While they were at the UN, Danyliuk, who’d been central to these negotiations, got fired.

The first question at the joint presser after their meeting was about the call, and Zelensky had little choice but to claim, dishonestly, that Trump had put no pressure on him.

We had good phone call. It was normal. We spoke about many things. I think, and you read it, that nobody pushed, pushed me.

By staging it that way — by responding to Congressional demands the way he did — Trump got what he wanted in the first place, and got it in a way that got far more publicity than a CNN interview. By putting Zelensky in this position, Zelensky had not choice but to agree that both the investigations Trump wanted — into 2016 and 2020 — were legitimate investigations and not, themselves, abject corruption.
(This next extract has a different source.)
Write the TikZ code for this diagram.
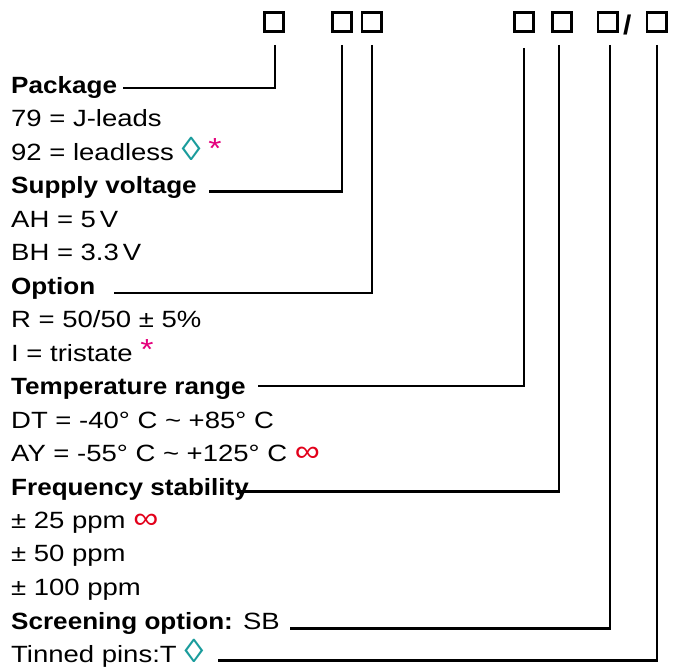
\documentclass[tikz,border=0pt]{standalone}
\usepackage{fontspec}
\setmainfont{Liberation Sans}[UprightFeatures={FakeStretch=1.17},BoldFeatures={FakeStretch=1.11}]
\definecolor{dteal}{HTML}{1A9C9C}
\definecolor{dmag}{HTML}{E4007C}
\definecolor{dred}{HTML}{E2001A}
\newcommand{\lozsym}{{\color{dteal}\fontsize{33}{28}\selectfont ◊}}
\newcommand{\astsym}{{\color{dmag}\fontsize{29}{28}\selectfont\raisebox{2pt}{*}}}
\newcommand{\infsym}{{\color{dred}\fontsize{30}{28}\selectfont ∞}}
\begin{document}
\begin{tikzpicture}[x=1pt,y=-1pt,
  box/.style={draw, line width=2.8pt, minimum size=19.2pt, inner sep=0pt},
  lbl/.style={anchor=base west, inner sep=0pt, font=\fontsize{23.5}{28}\selectfont},
  conn/.style={line width=2.6pt}]
\useasboundingbox (0,0) rectangle (677,668);
% code boxes
\node[box] (b1) at (274,22) {};
\node[box] (b2) at (342,22) {};
\node[box] (b3) at (371.5,22) {};
\node[box] (b4) at (524,22) {};
\node[box] (b5) at (562,22) {};
\node[box] (b6) at (607.5,22) {};
\node[lbl, font=\fontsize{27}{28}\selectfont\bfseries] (sl) at (623,35) {/};
\node[box] (b7) at (656.5,22) {};
% labels
\node[lbl] (t0) at (11,93.5) {\textbf{Package}};
\node[lbl] (t1) at (11,126.9) {79 = J-leads};
\node[lbl] (t2) at (11,160.4) {92 = leadless \lozsym\ \astsym};
\node[lbl] (t3) at (11,193.9) {\textbf{Supply voltage}};
\node[lbl] (t4) at (11,227.3) {AH = 5\,V};
\node[lbl] (t5) at (11,260.8) {BH = 3.3\,V};
\node[lbl] (t6) at (11,294.2) {\textbf{Option}};
\node[lbl] (t7) at (11,327.7) {R = 50/50 ± 5\%};
\node[lbl] (t8) at (11,361.1) {I = tristate \astsym};
\node[lbl] (t9) at (11,394.6) {\textbf{Temperature range}};
\node[lbl] (t10) at (11,428) {DT = -40° C \textasciitilde{} +85° C};
\node[lbl] (t11) at (11,461.5) {AY = -55° C \textasciitilde{} +125° C \infsym};
\node[lbl] (t12) at (11,495) {\textbf{Frequency stability}};
\node[lbl] (t13) at (11,528.4) {± 25 ppm \infsym};
\node[lbl] (t14) at (11,561.9) {± 50 ppm};
\node[lbl] (t15) at (11,595.3) {± 100 ppm};
\node[lbl] (t16) at (11,629.5) {\textbf{Screening option:} SB};
\node[lbl] (t17) at (11,662.2) {Tinned pins:T \lozsym};
% connector ends
\coordinate (v1) at (275,45);  \coordinate (e1) at (123,88);
\coordinate (v2) at (342,45);  \coordinate (e2) at (209,191.7);
\coordinate (v3) at (372,45);  \coordinate (e3) at (114,293);
\coordinate (v4) at (524,48);  \coordinate (e4) at (258,386);
\coordinate (v5) at (559,45);  \coordinate (e5) at (237,491.7);
\coordinate (v6) at (610,45);  \coordinate (e6) at (290,628.3);
\coordinate (v7) at (657,45);  \coordinate (e7) at (218,660.3);
\draw[conn] (v1) |- (e1);
\draw[conn] (v2) |- (e2);
\draw[conn] (v3) |- (e3);
\draw[conn] (v4) |- (e4);
\draw[conn] (v5) |- (e5);
\draw[conn] (v6) |- (e6);
\draw[conn] (v7) |- (e7);
\end{tikzpicture}
\end{document}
Corrupt hacks like Trump and Putin make great efforts to undermine any claim that others — the West, the pre-Trump — have greater moral standing than they do. And by ensuring that within months after taking power, someone who won on a platform of reform was publicly humiliated into embracing corruption, it normalizes corruption and undercuts Zelensky’s independent base of authority.

And it was not just Zelensky that Trump displayed as a corrupt hack, either. Bill Barr has spent the last month denying that his own corrupt effort to undermine the Barr investigation had any tie to this call and the President’s extortion. With Barr, it likely doesn’t matter. He would have happily done that anyway. Barr’s effort aims to do precisely what Trump did in that presser, to paint a legitimate investigation into Russian organized crime as, itself, corrupt, all the while undermining the rule of law in this country. But by implicating Barr in his extortion attempt, Trump eliminated Barr’s ability to distance himself from the larger corrupt enterprise.

This was not, as many people imagine, about getting Zelensky to led credence to the claims about Biden, though that’s a side benefit. It was about upending the very notion of corruption.

And Trump got that, without even needing that CNN interview.